Further to my post of February 28th, the ratio chart below of the SPX:VIX shows that the S&P 500 Index is at a major volatility resistance level and is faced with negative divergences on the RSI, MACD, and Stochastics indicators. This will bear a close watch to see if a short-term pullback is in order for the SPX, or whether a breakout  with confidence occurs (with the financials fully on board), sending the VIX further into complacency territory, and reversing these negative divergences.

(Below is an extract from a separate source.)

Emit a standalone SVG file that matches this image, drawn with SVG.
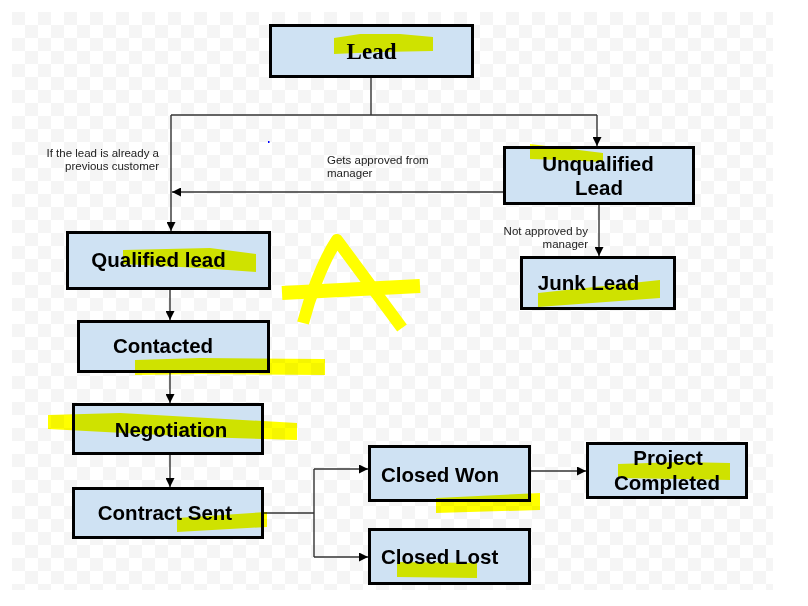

Two events that the markets will, no doubt, be affected by for the coming week are the Fed meeting on March 13th (close attention will be paid to the Fed's "language" for any hint of further monetary easing programs that may be employed) and Quadruple Witching Options Expiry Friday on March 16th.

Wednesday, March 07, 2012

Consumer Credit Levels Higher Than in 2007/08

Consumer Credit Data released on Wednesday shows, firstly, a correction in the prior month's release data down to 16.3B from 19.3B, and, secondly, a rise in the latest month's data to 17.8B, as shown on the graph below (note that the graph does not show the prior month's data correctly yet).

The levels of consumer debt accumulated during the past three months are higher than they were in 2007/08 just prior to the financial crisis...in fact, they're at their highest levels seen since January 2000...an interesting scenario considering that Personal Income has declined, as mentioned in my post of March 1st.

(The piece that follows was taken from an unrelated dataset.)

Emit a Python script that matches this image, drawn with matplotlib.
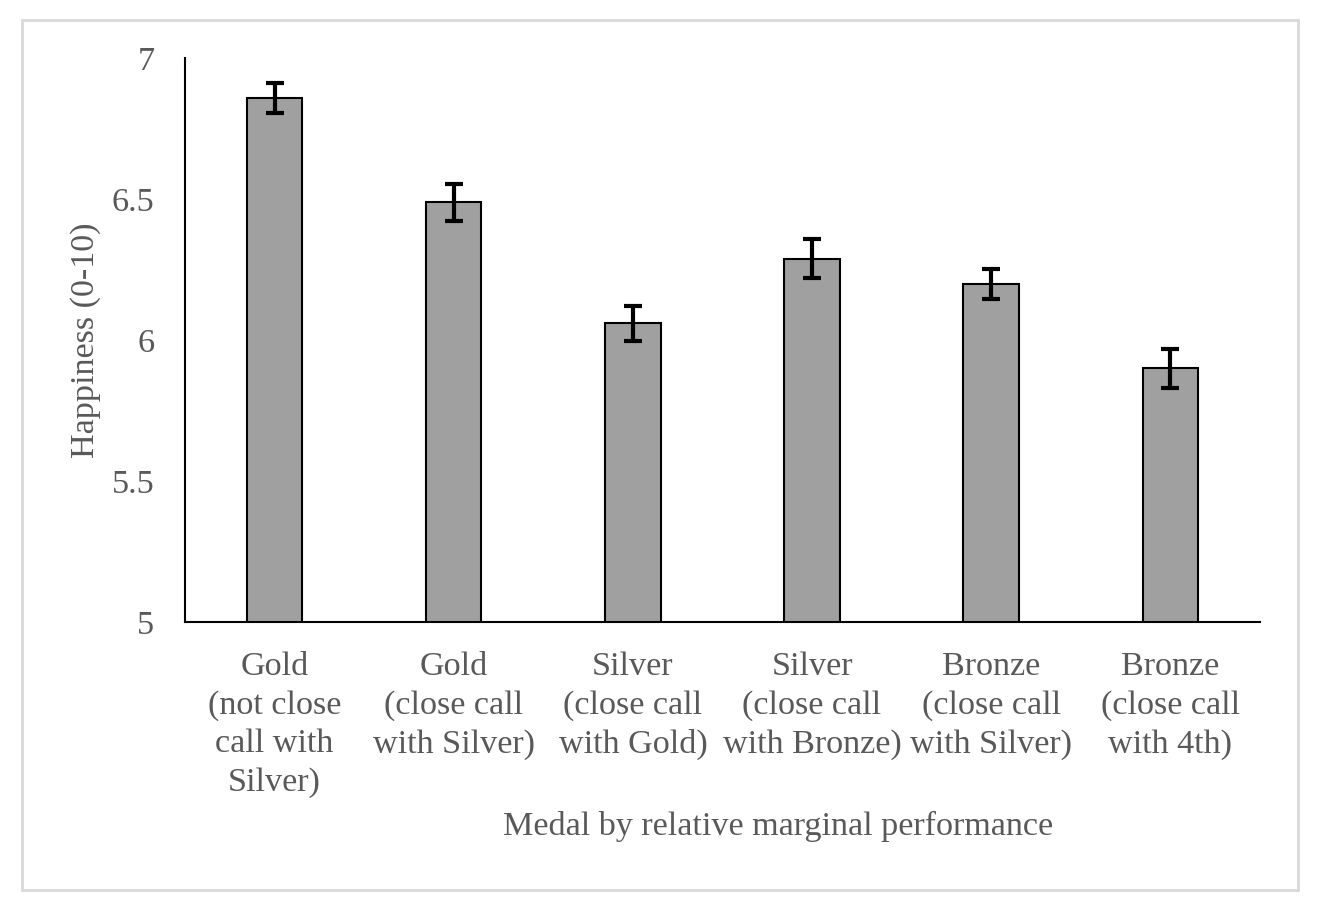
import numpy as np
import matplotlib
matplotlib.use("Agg")
import matplotlib.pyplot as plt
from matplotlib.patches import Rectangle

# Happiness by medal and closeness of call
categories = [
    "Gold\n(not close\ncall with\nSilver)",
    "Gold\n(close call\nwith Silver)",
    "Silver\n(close call\nwith Gold)",
    "Silver\n(close call\nwith Bronze)",
    "Bronze\n(close call\nwith Silver)",
    "Bronze\n(close call\nwith 4th)",
]
happiness = [6.86, 6.49, 6.06, 6.29, 6.20, 5.90]
errors = [0.052, 0.066, 0.062, 0.070, 0.053, 0.068]
y_ticks = [5, 5.5, 6, 6.5, 7]
y_tick_labels = ["5", "5.5", "6", "6.5", "7"]

text_color = "#595959"
fs = 24.6
plt.rcParams["font.family"] = ["Liberation Serif", "DejaVu Serif"]

fig = plt.figure(figsize=(13.26, 9.11), dpi=100)
ax = fig.add_axes([0.1395, 0.3172, 0.8107, 0.6186])

x = np.arange(len(categories))
ax.bar(x, happiness, width=0.31, color="#A0A0A0", edgecolor="black",
       linewidth=1.5, zorder=2)
ax.errorbar(x, happiness, yerr=errors, fmt="none", ecolor="black",
            elinewidth=3, capsize=6.5, capthick=3, zorder=3)

ax.set_xlim(-0.5, len(categories) - 0.5)
ax.set_ylim(5, 7)
ax.set_yticks(y_ticks)
ax.set_yticklabels(y_tick_labels)
ax.set_xticks(x)
ax.set_xticklabels(categories, linespacing=1.33)

ax.tick_params(axis="y", length=0, pad=22, labelsize=fs, labelcolor=text_color)
ax.tick_params(axis="x", length=0, pad=21.5, labelsize=fs, labelcolor=text_color)

for side in ["top", "right"]:
    ax.spines[side].set_visible(False)
for side in ["left", "bottom"]:
    ax.spines[side].set_linewidth(1.5)
    ax.spines[side].set_color("black")

ax.set_ylabel("Happiness (0-10)", fontsize=fs, color=text_color, labelpad=8)
ax.set_xlabel("Medal by relative marginal performance", fontsize=fs,
              color=text_color, labelpad=9.5, x=0.552)

# light grey chart border
fig.patches.append(Rectangle((0.0166, 0.023), 0.9623, 0.955, transform=fig.transFigure,
                             fill=False, edgecolor="#D9D9D9", linewidth=2))

fig.savefig("out.png", dpi=100)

Add to this potentially volatile and unsustainable mixture, the desire of the Fed to fulfill their "dual mandate" of improving unemployment and controlling inflation (as defined by their own formula and not based on the actual retail cost of goods and services by which the public is bound) by making even more easy credit available to the markets by whatever methods they deem appropriate, and it seems to be a recipe bound for disaster...and one from which the consumer won't/can't recover.